Der igelköpfige Kimmo, ein Bär von einem Mann, demonstriert strahlend, wohin der 20m hohe Baum fallen wird, dem er gleich zu Leibe rücken wird. Binnen weniger Minuten macht er seine Ankündigung war. Der Baum liegt an der vorhergesagten Stelle. Kimmo rasiert in Windeseile die Zweige ab und zerteilt den Stamm in Stücke von zwei Meter Länge. Stück für Stück hebt er die Teile mit zwei Haken auf und wirft sie gleichsam achtlos zur Seite. Die deutschen Kollegen, von ihm mit schelmischem Grinsen aufgefordert, eines der Holzstücke zu zweit anzuheben, bekommen es nur unter mühsamen Ächzen ein paar Zentimeter in die Höhe.
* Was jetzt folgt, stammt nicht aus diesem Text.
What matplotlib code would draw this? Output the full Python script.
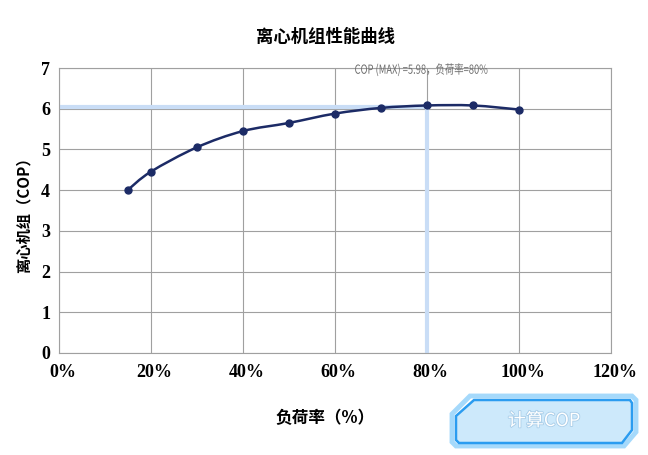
import matplotlib
matplotlib.use("Agg")
import matplotlib.pyplot as plt
import numpy as np
from matplotlib.path import Path
from matplotlib.patches import PathPatch, Polygon
from matplotlib.textpath import TextPath
from matplotlib.font_manager import FontProperties
import matplotlib.transforms as mtrans
import matplotlib.patheffects as pe

plt.rcParams['font.family'] = ['Noto Sans CJK SC', 'DejaVu Sans']

# 数据
load_rate = [15, 20, 30, 40, 50, 60, 70, 80, 90, 100]
cop = [4.0, 4.45, 5.05, 5.45, 5.65, 5.88, 6.02, 6.08, 6.08, 5.98]
x_ticks = [0, 20, 40, 60, 80, 100, 120]
x_tick_labels = ['0%', '20%', '40%', '60%', '80%', '100%', '120%']
y_ticks = [0, 1, 2, 3, 4, 5, 6, 7]
max_load = 80
max_cop = 6.04
note = 'COP (MAX) =5.98，负荷率=80%'

DPI = 100
fig = plt.figure(figsize=(6.48, 4.55), dpi=DPI)
ax = fig.add_axes([0.0904, 0.2242, 0.8525, 0.6263])

ax.set_xlim(0, 120)
ax.set_ylim(0, 7)
ax.set_xticks(x_ticks)
ax.set_xticklabels(x_tick_labels)
ax.set_yticks(y_ticks)
ax.grid(True, color='#a0a0a0', linewidth=0.8)
ax.set_axisbelow(True)
for s in ax.spines.values():
    s.set_color('#a0a0a0')
    s.set_linewidth(0.8)
ax.tick_params(length=0, pad=8)
for lab in ax.get_xticklabels() + ax.get_yticklabels():
    lab.set_fontfamily('Liberation Serif')
    lab.set_fontweight('bold')
    lab.set_fontsize(13)
ax.tick_params(axis='y', pad=6)
for lab in ax.get_xticklabels():
    lab.set_transform(lab.get_transform() + mtrans.ScaledTranslation(4 / DPI, 0, fig.dpi_scale_trans))

# 最大值辅助线
ax.plot([0, max_load], [max_cop, max_cop], color='#c9ddf6', lw=3, zorder=2)
ax.plot([max_load, max_load], [0, max_cop], color='#c9ddf6', lw=3, zorder=2)

# 平滑曲线 (Catmull-Rom -> bezier)
pts = np.column_stack([load_rate, cop]).astype(float)
verts = [pts[0]]
codes = [Path.MOVETO]
n = len(pts)
for i in range(n - 1):
    p0 = pts[i - 1] if i > 0 else pts[i]
    p1 = pts[i]
    p2 = pts[i + 1]
    p3 = pts[i + 2] if i + 2 < n else pts[i + 1]
    c1 = p1 + (p2 - p0) / 6
    c2 = p2 - (p3 - p1) / 6
    verts += [c1, c2, p2]
    codes += [Path.CURVE4] * 3
ax.add_patch(PathPatch(Path(verts, codes), facecolor='none', edgecolor='#1c2b66', lw=1.8, zorder=3))
ax.plot(load_rate, cop, 'o', color='#1c2b66', ms=5, zorder=4)

# 注释文字 (横向压缩)
fsize = 9
tp = TextPath((0, 0), note, size=fsize, prop=FontProperties(family='Noto Sans CJK SC'))
px = DPI / 72
tr = (mtrans.Affine2D().translate(0, -0.36 * fsize).scale(0.75 * px, px)
      + mtrans.ScaledTranslation(64.3, 6.97, ax.transData))
ax.add_artist(PathPatch(tp, transform=tr, facecolor='#6e6e6e', edgecolor='none',
                        zorder=5, clip_on=False))

fig.text(0.502, 0.918, '离心机组性能曲线', ha='center', va='center', fontsize=12.5, fontweight='bold')
fig.text(0.502, 0.081, '负荷率（%）', ha='center', va='center', fontsize=12, fontweight='bold')
fig.text(0.036, 0.535, '离心机组（COP）', ha='center', va='center', fontsize=11,
         fontweight='bold', rotation=90)

# 计算COP 按钮
W, H = 648, 455
def fp(x, y):
    return (x / W, 1 - y / H)
outer = [fp(470, 396), fp(632, 396), fp(636, 400), fp(636, 432), fp(624, 446),
         fp(456, 446), fp(452, 442), fp(452, 414)]
inner = [fp(474, 400), fp(630, 400), fp(632, 403), fp(632, 430), fp(622, 443),
         fp(459, 443), fp(456, 440), fp(456, 416)]
fig.patches.append(Polygon(outer, closed=True, transform=fig.transFigure,
                           facecolor='none', edgecolor='#8fd0fb', lw=3.5, alpha=0.8))
fig.patches.append(Polygon(inner, closed=True, transform=fig.transFigure,
                           facecolor='#cde9fb', edgecolor='#2b9cf0', lw=1.8))
t = fig.text(544 / W, 1 - 421 / H, '计算COP', ha='center', va='center', fontsize=13,
             color='white')
t.set_path_effects([pe.withStroke(linewidth=1.2, foreground='#a9cde8')])

fig.savefig('out.png', dpi=DPI)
What a man!
Schwer beeindruckt, versuchen die Schüler, es ihm nachzutun und ihrereseits Christbäume für die Schule zu fällen. Die werden am Nachmittag geschmückt, ehe es in das Computerlab geht. Hier werden für zu Hause Präsentationen der gemeinsamen Zeit erstellt, die heute zu Ende geht.

Hei.Hei! – heisst auf Finnisch Tschüss!